──────── DATA ────────
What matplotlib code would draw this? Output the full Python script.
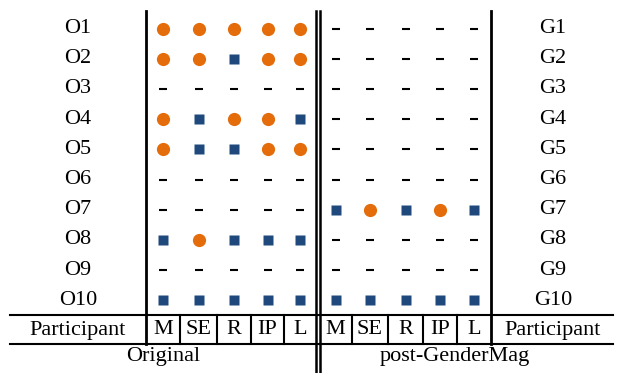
import matplotlib
matplotlib.use("Agg")
import matplotlib.pyplot as plt

# categories
columns = ["M", "SE", "R", "IP", "L"]
orig_rows = ["O1", "O2", "O3", "O4", "O5", "O6", "O7", "O8", "O9", "O10"]
gm_rows = ["G1", "G2", "G3", "G4", "G5", "G6", "G7", "G8", "G9", "G10"]

# c = circle, s = square, - = none
orig_vals = [
    "ccccc",
    "ccscc",
    "-----",
    "csccs",
    "csscc",
    "-----",
    "-----",
    "scsss",
    "-----",
    "sssss",
]
gm_vals = [
    "-----",
    "-----",
    "-----",
    "-----",
    "-----",
    "-----",
    "scscs",
    "-----",
    "-----",
    "sssss",
]

ORANGE = "#E46C0A"
BLUE = "#1F497D"

W, H = 623, 373
fig = plt.figure(figsize=(W / 100, H / 100), dpi=100)
ax = fig.add_axes([0, 0, 1, 1])
ax.set_xlim(0, W)
ax.set_ylim(H, 0)
ax.axis("off")

font = dict(family="Liberation Serif", fontsize=16, color="black")

# layout (pixels)
row_y0, row_dy = 28.5, 30.2
head_y, foot_y = 329, 357
left_grid = [146, 180, 217, 251, 284, 316]
right_grid = [319, 352, 388, 423, 457, 491]
table_l, table_r = 10, 613
line_a, line_b = 315, 344


def centers(edges):
    return [(edges[i] + edges[i + 1]) / 2 for i in range(len(edges) - 1)]


def draw_group(vals, edges):
    xs = centers(edges)
    for r, row in enumerate(vals):
        y = row_y0 + r * row_dy
        for c, v in enumerate(row):
            if v == "c":
                ax.plot(xs[c], y, "o", color=ORANGE, ms=9.5, mec="none")
            elif v == "s":
                ax.plot(xs[c], y, "s", color=BLUE, ms=7.8, mec="none")
            else:
                ax.plot(xs[c], y, "_", color="black", ms=5.5, mew=1.5)
    for c, name in enumerate(columns):
        ax.text(xs[c], head_y + 1, name, ha="center", va="center", **font)


draw_group(orig_vals, left_grid)
draw_group(gm_vals, right_grid)

for r in range(len(orig_rows)):
    y = row_y0 + r * row_dy
    ax.text(78, y, orig_rows[r], ha="center", va="center", **font)
    ax.text(553, y, gm_rows[r], ha="center", va="center", **font)

ax.text(78, head_y + 1, "Participant", ha="center", va="center", **font)
ax.text(553, head_y + 1, "Participant", ha="center", va="center", **font)
ax.text(163, foot_y, "Original", ha="center", va="center", **font)
ax.text(455, foot_y, "post-GenderMag", ha="center", va="center", **font)

# horizontal rules
ax.plot([table_l, table_r], [line_a, line_a], color="black", lw=1.5)
ax.plot([table_l, table_r], [line_b, line_b], color="black", lw=1.5)

# vertical rules
ax.plot([146, 146], [11, line_b], color="black", lw=2)
ax.plot([491, 491], [11, line_b], color="black", lw=2)
ax.plot([316, 316], [11, H], color="black", lw=1.8)
ax.plot([319.5, 319.5], [11, H], color="black", lw=1.8)
for x in left_grid[1:-1] + right_grid[1:-1]:
    ax.plot([x, x], [line_a, line_b], color="black", lw=1.5)

fig.savefig("out.png", dpi=100)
────────
Make an exact reproduction of the listing above, without any pictures.

What matplotlib code would draw this? Output the full Python script.
import matplotlib
matplotlib.use("Agg")
import matplotlib.pyplot as plt

# categories
columns = ["M", "SE", "R", "IP", "L"]
orig_rows = ["O1", "O2", "O3", "O4", "O5", "O6", "O7", "O8", "O9", "O10"]
gm_rows = ["G1", "G2", "G3", "G4", "G5", "G6", "G7", "G8", "G9", "G10"]

# c = circle, s = square, - = none
orig_vals = [
    "ccccc",
    "ccscc",
    "-----",
    "csccs",
    "csscc",
    "-----",
    "-----",
    "scsss",
    "-----",
    "sssss",
]
gm_vals = [
    "-----",
    "-----",
    "-----",
    "-----",
    "-----",
    "-----",
    "scscs",
    "-----",
    "-----",
    "sssss",
]

ORANGE = "#E46C0A"
BLUE = "#1F497D"

W, H = 623, 373
fig = plt.figure(figsize=(W / 100, H / 100), dpi=100)
ax = fig.add_axes([0, 0, 1, 1])
ax.set_xlim(0, W)
ax.set_ylim(H, 0)
ax.axis("off")

font = dict(family="Liberation Serif", fontsize=16, color="black")

# layout (pixels)
row_y0, row_dy = 28.5, 30.2
head_y, foot_y = 329, 357
left_grid = [146, 180, 217, 251, 284, 316]
right_grid = [319, 352, 388, 423, 457, 491]
table_l, table_r = 10, 613
line_a, line_b = 315, 344


def centers(edges):
    return [(edges[i] + edges[i + 1]) / 2 for i in range(len(edges) - 1)]


def draw_group(vals, edges):
    xs = centers(edges)
    for r, row in enumerate(vals):
        y = row_y0 + r * row_dy
        for c, v in enumerate(row):
            if v == "c":
                ax.plot(xs[c], y, "o", color=ORANGE, ms=9.5, mec="none")
            elif v == "s":
                ax.plot(xs[c], y, "s", color=BLUE, ms=7.8, mec="none")
            else:
                ax.plot(xs[c], y, "_", color="black", ms=5.5, mew=1.5)
    for c, name in enumerate(columns):
        ax.text(xs[c], head_y + 1, name, ha="center", va="center", **font)


draw_group(orig_vals, left_grid)
draw_group(gm_vals, right_grid)

for r in range(len(orig_rows)):
    y = row_y0 + r * row_dy
    ax.text(78, y, orig_rows[r], ha="center", va="center", **font)
    ax.text(553, y, gm_rows[r], ha="center", va="center", **font)

ax.text(78, head_y + 1, "Participant", ha="center", va="center", **font)
ax.text(553, head_y + 1, "Participant", ha="center", va="center", **font)
ax.text(163, foot_y, "Original", ha="center", va="center", **font)
ax.text(455, foot_y, "post-GenderMag", ha="center", va="center", **font)

# horizontal rules
ax.plot([table_l, table_r], [line_a, line_a], color="black", lw=1.5)
ax.plot([table_l, table_r], [line_b, line_b], color="black", lw=1.5)

# vertical rules
ax.plot([146, 146], [11, line_b], color="black", lw=2)
ax.plot([491, 491], [11, line_b], color="black", lw=2)
ax.plot([316, 316], [11, H], color="black", lw=1.8)
ax.plot([319.5, 319.5], [11, H], color="black", lw=1.8)
for x in left_grid[1:-1] + right_grid[1:-1]:
    ax.plot([x, x], [line_a, line_b], color="black", lw=1.5)

fig.savefig("out.png", dpi=100)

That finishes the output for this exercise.